Parameterizable properties, please

By now you should be able to implement a custom datastore, which hopefully covers your basic needs. But maybe you want to reuse the datastore class with eg. different files, different hostnames etc. In other words: Maybe you want to let your user define certain properties of the datastore.

To your rescue is the @Configured annotation, which is an annotation widely used in DataCleaner. It allows you to annotate fields in your class which should be configured by the user. The types of the fields can be Strings, Integers, Files etc., you name it.
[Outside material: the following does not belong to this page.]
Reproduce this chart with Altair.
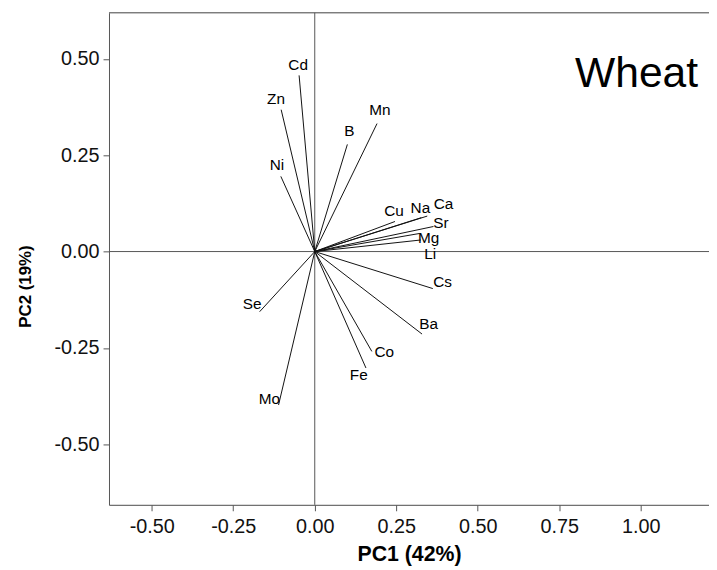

Let's see how you would expose the properties of a typical connection:

public class ExampleDatastore extends UsageAwareDatastore<DataContext> {
 // ...

 @Configured
 String datastoreName;

 @Configured
 String hostname;

 @Configured
 Integer port;

 @Configured
 String systemId;

 // ...
}
And how you would typically use them to implement methods:
public class ExampleDatastore extends UsageAwareDatastore<DataContext> {
 // ...

 @Override
 public String getName() {
  return datastoreName;
 }

 @Override
 protected UsageAwareDatastoreConnection createDatastoreConnection() {
  DataContext dataContext = createDataContext(hostname, port, systemId);
  return new DatastoreConnectionImpl(dataContext, this);
 }
}

If I wanted to configure a datastore using the parameters above, I could enter it in my conf.xml file like this:

<custom-datastore class-name="foo.bar.ExampleDatastore">
  <property name="Datastore name" value="My datastore" />
  <property name="Hostname" value="localhost" />
  <property name="Port" value="1234" />
  <property name="System id" value="foobar" />
</custom-datastore>

Notice that the names of the properties are inferred by reversing the camelCase notation which Java uses, so that "datastoreName" becomes "Datastore name" and so on. Alternatively you can provide an explicit name in the @Configured annotation.

I hope this introduction tutorial makes some sense for you. Once again I urge you to take a look at the Sample DataCleaner extension, which also includes a build setup (Maven based), and a custom MetaModel DataContext implementation.